To do so, you may share information on your social media profiles, mention workplace giving in new volunteer onboarding materials, or host a presentation on the topic to all of your existing supporters. Plus, you can trigger automated email streams that provide volunteers with helpful details about workplace giving programs such as volunteer grants, matching gifts, and more.
2. Make it easy to locate program guidelines.
Since many supporters don’t know their employers participate in workplace giving, they likely won’t know how to get started with the process. That’s why it’s essential that your organization makes it as easy as possible for volunteers to locate the information they need to participate.
Luckily, Kindest integrates with the leading provider of workplace giving tools for nonprofits: Double the Donation. This makes it easy for organizations to leverage Double the Donation’s comprehensive database of matching gift and volunteer grant information. With this technology, individuals can begin typing their company name in an intuitive search tool and be met immediately with detailed program guidelines, direct links to next steps and submission forms, and more.
3. Demonstrate gratitude for the initial engagement and workplace giving support.
Our final suggestion has to do with purposeful volunteer appreciation—both in terms of an individual’s initial engagement with your organization as well as whichever steps they take to pursue workplace giving programs on your behalf.
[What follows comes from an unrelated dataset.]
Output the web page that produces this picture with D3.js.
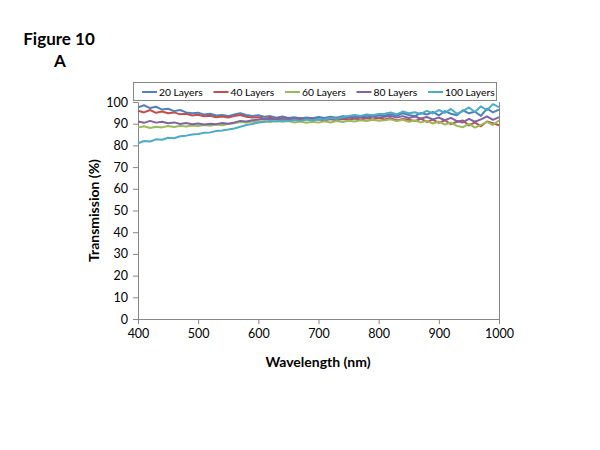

And luckily, a lot of your favorite donor appreciation methods can be modified to thank your volunteers, as well. This might include a handwritten thank-you note, a personal phone call, photos and updates, and more.
Keep in mind that within your acknowledgments, you’ll want to emphasize the increased impact that an individual has on your nonprofit’s mission, thanks to workplace giving participation.
All in all, one of the most essential elements of a successful workplace giving strategy, paired with smart volunteer engagement, is ongoing and effective communication. Continue sharing new and exciting ways for your most dedicated supporters to get involved, and they’ll be happy to do so. Best of luck!